The desired effect of Tesla’s price cuts on Model Y is being achieved.

By Derrick Santistevan

Tesla’s price cuts in the first quarter have resulted in a significant volume gain, with the newer Model Y crossover leading the way. According to registration data from Experian, Tesla’s US registrations rose 37% in the first quarter, with the Model Y soaring by 79% to 93,294 vehicles, representing over a third of all EV sales in those three months. Meanwhile, the older Model 3 sedan, Model X crossover, and Model S hatchback saw less growth. As the automaker adjusts to maintain a global growth target of 50% a year, Tesla is targeting between 1.8 million and 2 million vehicles in total global production this year.

Tesla’s share of US electric vehicle registrations was 60% in the first quarter of 2023, down from 72% in the first quarter of 2022. Analysts attribute the erosion of Tesla’s dominance to EVs from legacy brands and startups, such as Rivian Automotive. However, Tesla’s top EV rivals this year are Chevrolet, Ford, Volkswagen, Hyundai, and Mercedes-Benz, but competitors still face supply constraints for their new EV models.

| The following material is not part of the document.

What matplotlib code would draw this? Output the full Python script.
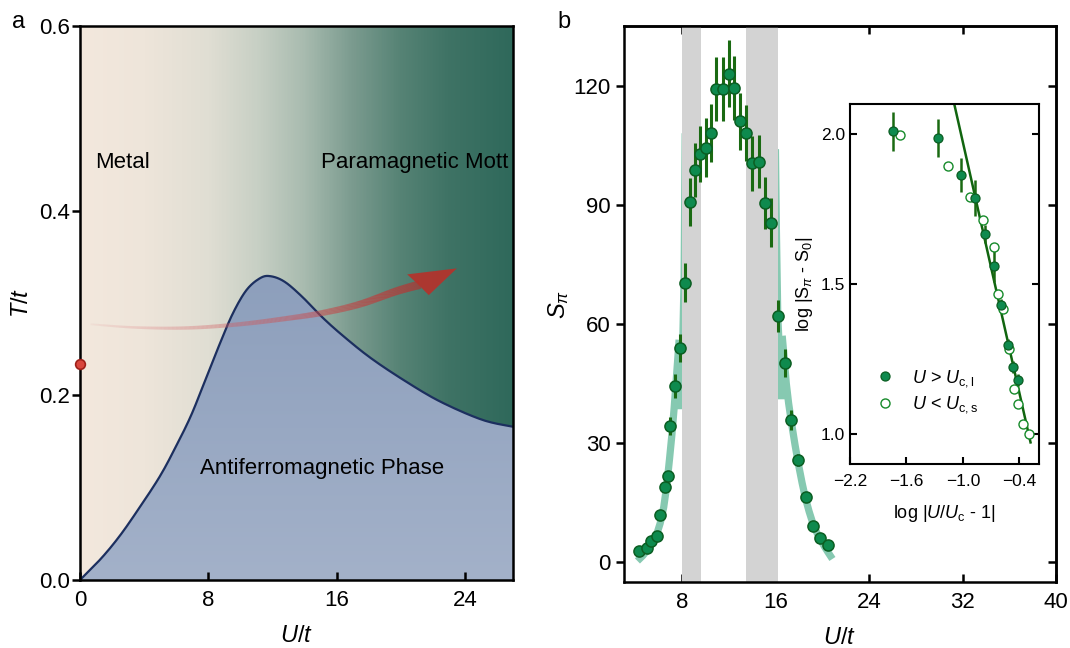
import numpy as np
import matplotlib
matplotlib.use('Agg')
import matplotlib.pyplot as plt
from matplotlib.colors import LinearSegmentedColormap
from matplotlib.collections import LineCollection
from matplotlib.patches import Polygon

plt.rcParams['font.family'] = ['Liberation Sans', 'DejaVu Sans']
plt.rcParams['mathtext.fontset'] = 'custom'
plt.rcParams['mathtext.rm'] = 'Liberation Sans'
plt.rcParams['mathtext.it'] = 'Liberation Sans:italic'
plt.rcParams['mathtext.bf'] = 'Liberation Sans:bold'

# ---------------- panel a data ----------------
# Neel temperature line T_N(U)
tn_u = [0, 1.3, 2.4, 3.46, 4.97, 6.05, 6.92, 7.78, 8.65, 9.51, 10.38, 11.24,
        11.89, 12.76, 13.84, 15.14, 16.43, 18.16, 20.32, 22.49, 25.08, 27.0]
tn_t = [0, 0.023, 0.046, 0.072, 0.112, 0.147, 0.178, 0.215, 0.253, 0.288, 0.314,
        0.327, 0.329, 0.323, 0.307, 0.284, 0.264, 0.240, 0.215, 0.193, 0.1735, 0.166]

# background gradient nodes (metal -> Mott)
bg_u = [0, 4, 8, 11, 14, 17, 20, 23, 27]
bg_col = ['#f3e8dd', '#eee5da', '#e0ded3', '#c8d0c5', '#a8bbaf', '#7b9b8f',
          '#568375', '#3f7365', '#2f695b']

# red arrow path
arrow_u = [0.65, 3.46, 6.7, 9.95, 13.2, 15.35, 17.5, 19.7, 21.2]
arrow_t = [0.277, 0.2735, 0.273, 0.277, 0.284, 0.290, 0.299, 0.3126, 0.320]
head_u = [23.5, 20.4, 21.0, 21.75]
head_t = [0.3375, 0.331, 0.3215, 0.3085]

dot_u, dot_t = 0, 0.234

# ---------------- panel b data ----------------
u_pts = [4.28, 5.01, 5.3, 5.8, 6.08, 6.54, 6.73, 6.93, 7.35, 7.77, 8.25, 8.65, 9.08,
         9.53, 10.02, 10.48, 10.9, 11.44, 11.96, 12.43, 12.95, 13.48, 13.96, 14.56,
         15.06, 15.63, 16.22, 16.76, 17.33, 17.94, 18.55, 19.17, 19.82, 20.5]
s_pts = [2.8, 3.6, 5.2, 6.7, 11.9, 18.8, 21.7, 34.3, 44.3, 54.0, 70.4, 90.7, 98.8,
         102.8, 104.4, 108.1, 119.2, 119.2, 123.0, 119.4, 111.0, 108.0, 100.4, 100.8,
         90.5, 85.5, 61.9, 50.2, 35.7, 25.7, 16.3, 9.2, 6.2, 4.4]
s_err = [1, 1, 1, 1, 1, 1, 1, 2.2, 3, 3.5, 4.9, 6, 6.8, 7, 7.4, 7.3, 8, 8, 8.5, 8,
         7.2, 7, 7, 6.7, 6.5, 6.2, 4, 3.5, 2.5, 1.5, 1, 1, 1, 1]

# fitted critical curves (shaded bands)
fit_left_u = [4.15, 4.6, 5.0, 5.4, 5.8, 6.1, 6.4, 6.65, 6.9, 7.1, 7.3, 7.45, 7.6, 7.72]
fit_left_s = [0.3, 1.6, 3.0, 4.6, 7.0, 9.8, 13.8, 19, 26, 32, 39, 45, 51, 56]
wedge_left_u = [7.45, 7.6, 7.72, 7.84, 7.93, 8.1, 8.1]
wedge_left_s = [38.5, 46, 55, 72, 108, 108, 38.5]
fit_right_u = [16.55, 16.7, 16.9, 17.1, 17.35, 17.65, 17.95, 18.25, 18.55, 18.85, 19.15,
               19.45, 19.8, 20.15, 20.45, 20.85]
fit_right_s = [57, 52, 45, 40, 35, 29.5, 24.5, 20, 16, 12.8, 10, 7.8, 5.8, 4.0, 2.6, 0.8]
wedge_right_u = [16.0, 16.28, 16.36, 16.48, 16.7, 16.95, 16.0]
wedge_right_s = [104, 104, 84, 62, 48, 41, 41]

gray_bands = [(8.0, 9.6), (13.45, 16.15)]

# ---------------- inset data ----------------
in_fill_x = [-1.743, -1.26, -1.023, -0.870, -0.76, -0.672, -0.59, -0.523, -0.466, -0.409]
in_fill_y = [2.010, 1.986, 1.864, 1.788, 1.668, 1.560, 1.431, 1.297, 1.224, 1.180]
in_fill_e = [0.065, 0.063, 0.057, 0.06, 0.03, 0.055, 0.02, 0.02, 0.02, 0.02]
in_open_x = [-1.668, -1.154, -0.923, -0.782, -0.668, -0.626, -0.576, -0.512, -0.455,
             -0.409, -0.363, -0.296]
in_open_y = [1.996, 1.893, 1.791, 1.715, 1.622, 1.466, 1.418, 1.284, 1.149, 1.101,
             1.035, 1.0]
fit_line_x = [-1.11, -0.28]
fit_line_y = [2.126, 0.972]

fs = 16
green_face = '#0e8a4e'
green_edge = '#0b5e22'
bar_green = '#1a6a12'


def smooth_path(xs, ys, n=12):
    # Catmull-Rom pass through the read-off points, only for a smooth drawn line
    p = np.column_stack([xs, ys]).astype(float)
    p = np.vstack([p[0], p, p[-1]])
    out = []
    for i in range(1, len(p) - 2):
        p0, p1, p2, p3 = p[i - 1], p[i], p[i + 1], p[i + 2]
        for t in np.linspace(0, 1, n, endpoint=False):
            out.append(0.5 * ((2 * p1) + (-p0 + p2) * t
                              + (2 * p0 - 5 * p1 + 4 * p2 - p3) * t ** 2
                              + (-p0 + 3 * p1 - 3 * p2 + p3) * t ** 3))
    out.append(p[-2])
    out = np.array(out)
    return out[:, 0], out[:, 1]


fig = plt.figure(figsize=(10.7, 6.48), dpi=100)

# ================= panel a =================
ax = fig.add_axes([80 / 1070, 1 - 580 / 648, 433 / 1070, 554 / 648])
ax.set_xlim(0, 27)
ax.set_ylim(0, 0.6)

bg_cmap = LinearSegmentedColormap.from_list(
    'bg', list(zip(np.array(bg_u) / bg_u[-1], bg_col)))
ax.imshow(np.linspace(0, 1, 400)[None, :], cmap=bg_cmap, aspect='auto',
          extent=[0, 27, 0, 0.6], origin='lower', zorder=0)

su, st = smooth_path(tn_u, tn_t)
afm_cmap = LinearSegmentedColormap.from_list('afm', ['#a3b1c9', '#8d9fbc'])
afm_img = ax.imshow(np.linspace(0, 1, 200)[:, None], cmap=afm_cmap, aspect='auto',
                    extent=[0, 27, 0, 0.33], origin='lower', zorder=1)
afm_poly = Polygon(np.column_stack([np.r_[su, 27, 0], np.r_[st, 0, 0]]),
                   closed=True, facecolor='none', edgecolor='none',
                   transform=ax.transData)
ax.add_patch(afm_poly)
afm_img.set_clip_path(afm_poly)
ax.plot(su, st, color='#1c2f5f', lw=1.6, zorder=3)

# gradient arrow shaft
au, at = smooth_path(arrow_u, arrow_t, n=40)
pts = np.column_stack([au, at]).reshape(-1, 1, 2)
segs = np.concatenate([pts[:-1], pts[1:]], axis=1)
frac = np.linspace(0, 1, len(segs))
cols = np.zeros((len(segs), 4))
cols[:, 0] = 0.88 - 0.17 * frac
cols[:, 1] = 0.45 - 0.26 * frac
cols[:, 2] = 0.48 - 0.30 * frac
cols[:, 3] = 0.05 + 0.85 * frac ** 0.8
lc = LineCollection(segs, colors=cols, linewidths=1.2 + 5.0 * frac,
                    capstyle='butt', zorder=4)
ax.add_collection(lc)
ax.fill(head_u, head_t, color='#b5322b', alpha=0.92, lw=0, zorder=4)

ax.plot(dot_u, dot_t, 'o', ms=7, mfc='#d9463d', mec='#9e2019', mew=1.2,
        clip_on=False, zorder=10)

ax.text(0.93, 0.452, 'Metal', fontsize=fs, va='center', ha='left', zorder=5)
ax.text(15.03, 0.452, 'Paramagnetic Mott', fontsize=fs, va='center', ha='left', zorder=5)
ax.text(7.46, 0.1205, 'Antiferromagnetic Phase', fontsize=fs, va='center',
        ha='left', zorder=5)

ax.set_xticks([0, 8, 16, 24])
ax.set_yticks([0.0, 0.2, 0.4, 0.6])
ax.set_yticklabels(['0.0', '0.2', '0.4', '0.6'])
ax.tick_params(axis='x', direction='in', length=6, width=1.8, labelsize=fs, pad=7)
ax.tick_params(axis='y', direction='out', length=6, width=1.8, labelsize=fs, pad=1.5)
for sp in ax.spines.values():
    sp.set_linewidth(1.8)
    sp.set_zorder(6)
ax.set_xlabel(r'$U$/$t$', fontsize=fs + 1, labelpad=10)
ax.set_ylabel(r'$T$/$t$', fontsize=fs + 1, labelpad=4)

# ================= panel b =================
bx = fig.add_axes([624 / 1070, 1 - 582 / 648, 432 / 1070, 556 / 648])
bx.set_xlim(3, 40)
bx.set_ylim(-5, 135)

for lo, hi in gray_bands:
    bx.axvspan(lo, hi, color='#d3d3d3', lw=0, zorder=2)

teal = '#86c9b1'
bx.plot(fit_left_u, fit_left_s, color=teal, lw=5.2, solid_capstyle='butt', zorder=1)
bx.plot(fit_right_u, fit_right_s, color=teal, lw=5.2, solid_capstyle='butt', zorder=1)
bx.fill(wedge_left_u, wedge_left_s, color=teal, lw=0, zorder=1)
bx.fill(wedge_right_u, wedge_right_s, color=teal, lw=0, zorder=1)

bx.errorbar(u_pts, s_pts, yerr=s_err, fmt='none', ecolor=bar_green, elinewidth=2.2,
            capsize=0, zorder=3)
bx.plot(u_pts, s_pts, 'o', ms=8, mfc=green_face, mec=green_edge, mew=1.1, zorder=4)

bx.set_xticks([8, 16, 24, 32, 40])
bx.set_yticks([0, 30, 60, 90, 120])
bx.tick_params(axis='x', direction='in', length=6, width=1.8, labelsize=fs, pad=7)
bx.tick_params(axis='y', direction='out', length=6, width=1.8, labelsize=fs)
for sp in bx.spines.values():
    sp.set_linewidth(1.8)
sec_y = bx.secondary_yaxis('right')
sec_y.set_yticks([0, 30, 60, 90, 120])
sec_y.tick_params(direction='in', length=6, width=1.8, labelright=False)
sec_y.spines['right'].set_linewidth(1.8)
sec_x = bx.secondary_xaxis('top')
sec_x.set_xticks([8, 16, 24, 32])
sec_x.tick_params(direction='in', length=6, width=1.8, labeltop=False)
sec_x.spines['top'].set_linewidth(1.8)
bx.set_xlabel(r'$U$/$t$', fontsize=fs + 1, labelpad=10)
bx.set_ylabel(r'$S_\pi$', fontsize=fs + 1, labelpad=2)

# ================= inset =================
ix = fig.add_axes([850 / 1070, 1 - 464 / 648, 189 / 1070, 360 / 648])
ix.set_xlim(-2.2, -0.19)
ix.set_ylim(0.9, 2.1)
ix.plot(fit_line_x, fit_line_y, color='#11650f', lw=1.8, zorder=2)
ix.errorbar(in_fill_x, in_fill_y, yerr=in_fill_e, fmt='none', ecolor=bar_green,
            elinewidth=1.8, capsize=0, zorder=3)
ix.plot(in_fill_x, in_fill_y, 'o', ms=6.5, mfc=green_face, mec=green_edge, mew=0.9,
        zorder=4, label=r'$U$ > $U_{\rm c,l}$')
ix.plot(in_open_x, in_open_y, 'o', ms=6.5, mfc='white', mec='#168a2a', mew=1.0,
        zorder=3, label=r'$U$ < $U_{\rm c,s}$')
ix.legend(loc='lower left', bbox_to_anchor=(0.07, 0.10), frameon=False, fontsize=13,
          handlelength=1.0, handletextpad=1.0, labelspacing=0.3, borderpad=0.2)
ix.set_xticks([-2.2, -1.6, -1.0, -0.4])
ix.set_xticklabels(['\u22122.2', '\u22121.6', '\u22121.0', '\u22120.4'])
ix.set_yticks([1.0, 1.5, 2.0])
ix.tick_params(axis='both', direction='in', length=5, width=1.5, labelsize=12.5)
ix.tick_params(axis='x', pad=7)
ix.tick_params(axis='y', right=True, direction='in')
for sp in ix.spines.values():
    sp.set_linewidth(1.5)
ix.set_xlabel(r'log |$U$/$U_{\rm c}$ - 1|', fontsize=13, labelpad=10)
ix.set_ylabel(r'log |S$_\pi$ - S$_0$|', fontsize=13, labelpad=4)

fig.text(12 / 1070, 1 - 22 / 648, 'a', fontsize=17, va='center', ha='left')
fig.text(557 / 1070, 1 - 22 / 648, 'b', fontsize=17, va='center', ha='left')

fig.savefig('out.png', dpi=100)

In addition to price cuts, Tesla is offering preferential interest rates and free access to its Supercharger network for some models. It also revived a referral program that assigns points to Tesla owners who recommend the brand to friends and family. One industry forecaster is estimating Tesla’s second-quarter US deliveries at 164,437 vehicles for a 3.1% increase compared with the first quarter. For the full year of 2023, the forecaster is predicting US deliveries of 670,008 vehicles for the automaker.